In a recent turn of events, The President of Confederation of Real Estate Developers’ Associations of India (CREDAI) (National), Satish Magar has said that more strict measures are being expected by the real estate sector from the RBI in its bid to revive the economy.
Talking about the development, Satish Magar said “The real estate sector can act as a catalyst in resurrecting the economy, backed by stringent fiscal and non-fiscal measures. The move of moratorium extension is a short-term piecemeal solution to a long-term problem.”
“Interest rate should be reduced with firm liquidity measures, as this is the need of the hour, backed by one-time restructuring of loans to help the real estate sector from crumpling,” he added.
In a press statement, Magar further went on to say that the RBI has tried to ease the pressure on borrowers and has extended the group exposure limit for lenders to corporates from 25 per cent to 30 per cent.
However, he reiterated that this won’t be enough to solve the ongoing liquidity crisis.

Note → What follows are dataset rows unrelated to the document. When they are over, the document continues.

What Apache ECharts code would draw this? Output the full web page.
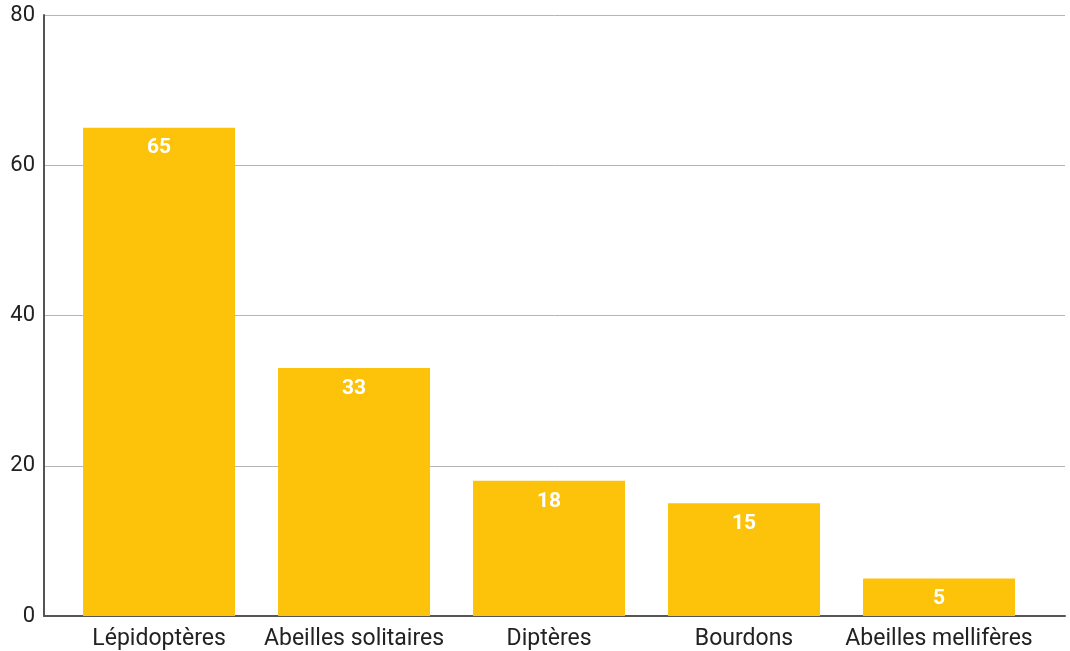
<!DOCTYPE html>
<html>
<head>
<meta charset="utf-8">
<script src="https://cdn.jsdelivr.net/npm/echarts@6/dist/echarts.min.js"></script>
<style>
  html, body { margin: 0; padding: 0; background: #fff; }
  #chart { width: 1070px; height: 651px; }
</style>
</head>
<body>
<div id="chart"></div>
<script>
// ── DATA ───────────────────────────────────────────
const categories = ['Lépidoptères', 'Abeilles solitaires', 'Diptères', 'Bourdons', 'Abeilles mellifères'];
const values = [65, 33, 18, 15, 5];
const yTicks = [0, 20, 40, 60, 80];

// ── CHART ──────────────────────────────────────────
const chart = echarts.init(document.getElementById('chart'));
const FONT = 'Roboto, "Noto Sans", sans-serif';

chart.setOption({
  animation: false,
  backgroundColor: '#fff',
  grid: { left: 44, right: 5, top: 15, bottom: 33, containLabel: false },
  xAxis: {
    type: 'value',
    min: -0.59,
    max: 4.646,
    splitLine: { show: false },
    axisLine: { show: true, onZero: false, lineStyle: { color: '#555', width: 2 } },
    axisTick: { show: false },
    axisLabel: {
      customValues: categories.map((_, i) => i),
      formatter: v => categories[Math.round(v)] || '',
      color: '#222', fontSize: 23, fontFamily: FONT, margin: 12
    }
  },
  yAxis: {
    type: 'value',
    min: yTicks[0],
    max: yTicks[yTicks.length - 1],
    interval: 20,
    axisLine: { show: true, onZero: false, lineStyle: { color: '#555', width: 2 } },
    axisTick: { show: false },
    splitLine: { lineStyle: { color: '#b5b5b5', width: 1 } },
    axisLabel: { color: '#222', fontSize: 22, fontFamily: FONT, margin: 9 }
  },
  series: [{
    type: 'bar',
    data: values.map((v, i) => [i, v]),
    barWidth: 152,
    itemStyle: { color: '#FCC30A' },
    label: {
      show: true,
      position: 'insideTop',
      distance: 10,
      color: '#fff',
      fontWeight: 'bold',
      fontSize: 21,
      fontFamily: FONT,
      formatter: p => p.value[1]
    }
  }]
});
</script>
</body>
</html>
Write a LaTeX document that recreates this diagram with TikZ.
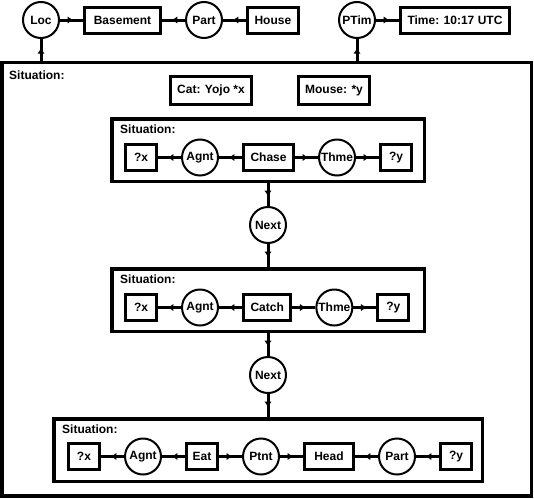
\documentclass[tikz,border=0pt]{standalone}
\usepackage{fontspec}
\setmainfont{Liberation Sans}
\usetikzlibrary{arrows.meta,positioning,decorations.markings}

\begin{document}
\begin{tikzpicture}[x=1pt, y=-1pt, node distance = 23pt and 23pt,
    every node/.style={font=\fontsize{12}{14}\selectfont\bfseries},
    concept/.style={rectangle,minimum width=31pt,minimum height=26pt,inner xsep=7pt,line width=3pt,draw=black},
    relation/.style={circle,minimum size=36pt,inner sep=0pt,line width=2pt,draw=black},
    situation/.style={rectangle,line width=3.5pt,draw=black},
    sitlabel/.style={inner sep=0pt},
    link/.style={line width=3pt,decoration={markings,mark=at position 0.55 with {\arrow{Triangle[length=5pt,width=6.5pt]}}},postaction={decorate}},
   ]
    \useasboundingbox (0,0) rectangle (534,498);

    % top line
    \node (loc)      [relation] at (41,20) {Loc};
    \node (basement) [concept,right=of loc,minimum width=76pt] {Basement};
    \node (part0)    [relation,right=of basement] {Part};
    \node (house)    [concept,right=of part0] {House};
    \node (ptim)     [relation] at (357,20) {PTim};
    \node (time)     [concept,right=of ptim] {Time: 10:17 UTC};

    % outer situation
    \node (sit0) [situation,minimum width=529.5pt,minimum height=433.5pt] at (266.5,279) {};
    \node (lab0) [sitlabel,below right=10pt and 9pt of sit0.north west] {Situation:};
    \node (cat)   [concept,minimum height=28pt] at (211,90.5) {Cat: Yojo *x};
    \node (mouse) [concept,minimum height=28pt] at (334,90.5) {Mouse: *y};

    % chase
    \node (sit1) [situation,minimum width=312.5pt,minimum height=62.5pt] at (268,150) {};
    \node (lab1) [sitlabel,below right=8pt and 10pt of sit1.north west] {Situation:};
    \node (x1)     [concept,below right=26pt and 14pt of sit1.north west] {?x};
    \node (agnt1)  [relation,right=of x1] {Agnt};
    \node (chase)  [concept,right=of agnt1] {Chase};
    \node (thme1)  [relation,right=of chase] {Thme};
    \node (y1)     [concept,right=of thme1] {?y};

    \node (next1) [relation,below=of sit1] {Next};

    % catch
    \node (sit2) [situation,minimum width=312.5pt,minimum height=62.5pt,below=of next1] {};
    \node (lab2) [sitlabel,below right=8pt and 10pt of sit2.north west] {Situation:};
    \node (x2)     [concept,below right=26pt and 14pt of sit2.north west] {?x};
    \node (agnt2)  [relation,right=of x2] {Agnt};
    \node (catch)  [concept,right=of agnt2] {Catch};
    \node (thme2)  [relation,right=of catch] {Thme};
    \node (y2)     [concept,right=of thme2] {?y};

    \node (next2) [relation,below=of sit2] {Next};

    % eat
    \node (sit3) [situation,minimum width=428.5pt,minimum height=62.5pt,below=of next2] {};
    \node (lab3) [sitlabel,below right=8pt and 10pt of sit3.north west] {Situation:};
    \node (x3)     [concept,below right=25pt and 15pt of sit3.north west] {?x};
    \node (agnt3)  [relation,right=of x3] {Agnt};
    \node (eat)    [concept,right=of agnt3,inner xsep=5pt] {Eat};
    \node (ptnt)   [relation,right=of eat] {Ptnt};
    \node (head)   [concept,right=of ptnt,minimum width=49pt] {Head};
    \node (part3)  [relation,right=of head] {Part};
    \node (y3)     [concept,right=of part3] {?y};

    \draw[link] (loc) -- (basement);
    \draw[link] (part0) -- (basement);
    \draw[link] (house) -- (part0);
    \draw[link] (ptim) -- (time);
    \draw[link] (sit0.north -| loc) -- (loc);
    \draw[link] (sit0.north -| ptim) -- (ptim);

    \draw[link] (agnt1) -- (x1);
    \draw[link] (chase) -- (agnt1);
    \draw[link] (chase) -- (thme1);
    \draw[link] (thme1) -- (y1);

    \draw[link] (agnt2) -- (x2);
    \draw[link] (catch) -- (agnt2);
    \draw[link] (catch) -- (thme2);
    \draw[link] (thme2) -- (y2);

    \draw[link] (agnt3) -- (x3);
    \draw[link] (eat) -- (agnt3);
    \draw[link] (eat) -- (ptnt);
    \draw[link] (ptnt) -- (head);
    \draw[link] (part3) -- (head);
    \draw[link] (y3) -- (part3);

    \draw[link] (sit1) -- (next1);
    \draw[link] (next1) -- (sit2);
    \draw[link] (sit2) -- (next2);
    \draw[link] (next2) -- (sit3);
  \end{tikzpicture}
\end{document}
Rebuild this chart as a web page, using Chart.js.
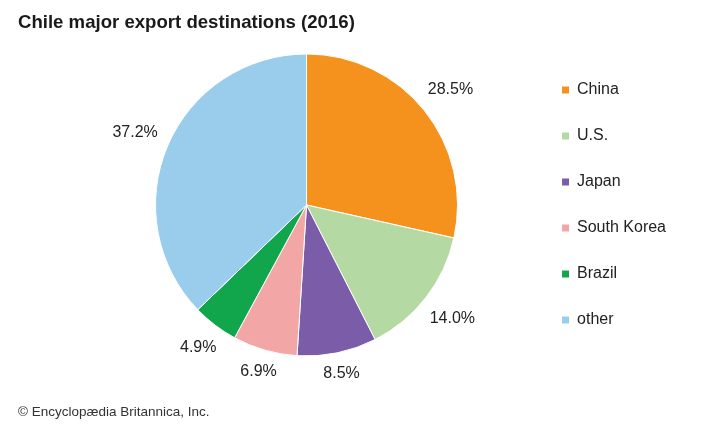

“Currently, there is a dearth of income in the sector owing to the Covid-19 crisis. The government needs to ensure that banks are forthcoming and are passing on the benefits to us,” said Magar.
Furthermore, he said that after agriculture, the real estate industry remains the second-largest employer. He also said that the prolonged slowdown in the sector will have a direct impact on the survival of 269 allied industries.
Thus, it is important for the government and RBI to take immediate measures to provide economic relief in the longer run.